Ce faisant, la balle est désormais dans le camp du gouvernement, qui est tenu de créer les conditions optimales pour lesdites consultations. La tâche est d’autant plus ardue qu’elle parait manifestement contrariée par une difficile réunion des facteurs nécessaires à la tenue d’élections assez crédibles pour légitimer la future assemblée. L’une des conditionnalités pour ce faire a trait à une couverture électorale en adéquation avec les dispositions constitutionnelles selon lesquelles la législative d’une circonscription ne peut être différée par rapports aux autres. Propre à la nature des élections législatives, cette exigence d’homogénéité n’est cependant nullement favorisée par une situation sécuritaire ayant évolué de mal en pire au Centre tout comme au Nord du Mali, depuis les communales de 2016 et leur avortement dans nombre de municipalités pour cause d’insécurité. Or rien n’indique, en dépit des résolutions peu rassurantes du DNI sur le redéploiement des forces armées reconstituées, que les scrutins annoncés pour mars et avril prochains seront sécurisés dans les proportions qui ne les exposent pas à un risque d’invalidation par les juges électoraux.

Tout aussi infranchissable et complexe paraît par ailleurs l’obstacle lié à la convenance de la loi électorale en vigueur au contexte. En clair, le principal arsenal législatif applicable aux élections est d’autant moins adapté aux législatives qu’il découle des aléas de la dernière présidentielle et des gages de crédibilité réclamés par l’opposition comme préalables à sa participation. Ladite loi comprend ainsi des dispositions trop complexes qui constituent autant de garde-fous propres à un système politique bipolaire « opposition – majorité ». En vertu dudit texte, en clair, cette dichotomie s’impose à diverses étapes du processus électoral. C’est le cas entre autres des règles de fonctionnement des bureaux de vote et de centralisation des résultats électoraux, avec notamment l’exigence de contresignature des procès-verbaux par chacune des deux parties.

Dans un contexte électoral où les alliances sont généralement plus subordonnées aux intérêts électoraux immédiats qu’aux apparentements politiques, c’est une gageure que de préserver le processus contre les velléités contestataires en s’y prenant avec une loi hors de saison. Lesquelles contestations pourraient notamment tirer argument aussi bien de la lourdeur des textes en vigueur que d’une organisation des élections dans des conditions peu propices à l’égalité des chances entre protagonistes, au regard d’une mauvaise répartition de la sécurité entre leurs bastions respectifs.
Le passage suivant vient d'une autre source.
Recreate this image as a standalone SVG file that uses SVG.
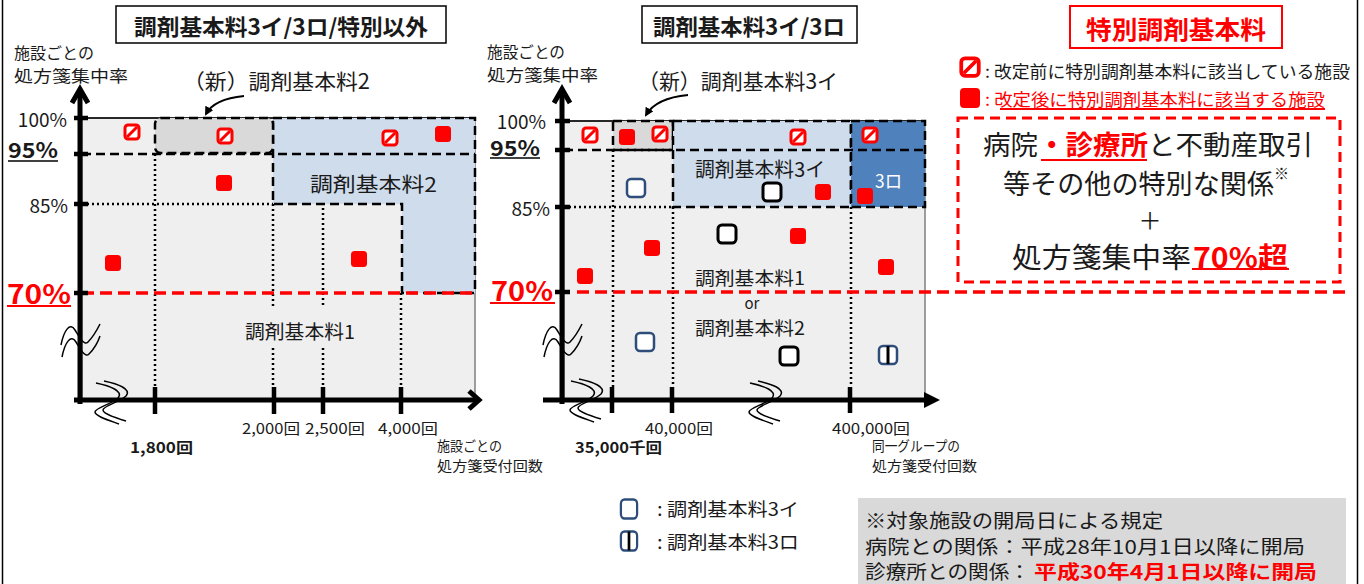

Il reste toutefois l’hypothèse d’une réadaptation de la loi électorale à la réalité par voie de relecture, démarche contrariée également par les directives de la Cedeao qui verrouillent les dispositifs législatifs des systèmes électoraux de cette sous-region à six mois du scrutin.

Entre le cycle des prorogations de mandats parlementaires et l’incertitude électorale aux relents de chaos, les hautes autorités ont choisi, mais le chemin des législatives est si parsemé de contraintes que le pessimisme est de mise quant à l’issue de l’échéance. Or les autorités ne se sont donné aucune marge d’alternative aux conséquences des engagements auxquels elles ont souscrit et qui risquent de déboucher sur un vide institutionnel en lieu et place du renouvellement de législature préconisée. Ce scenario n’est du reste pas moins plausible même en cas de tenue des législative, et pour cause. La prochaine législature, si elle était encore effective, est appelée à disparaître au gré des mesures institutionnelles envisagées dans le cadre de l’Accord pour la paix, avec notamment la possibilité d’entraîner une absence indéterminée de l’institution législative et d’ouvrir la brèche à une éventuelle prorogation du mandat présidentiel. C’est probablement la raison pour laquelle le pouvoir n’a opposé aucune objection à se soumettre à la tâche assignée par le DNI d’organiser des législatives au prix de l’incertitude. Et parions par ailleurs qu’il ne manquera pas d’exégètes politiques pour tenter de faire passer le Dialogue pour une référence voire une caution à un tel projet machiavélique.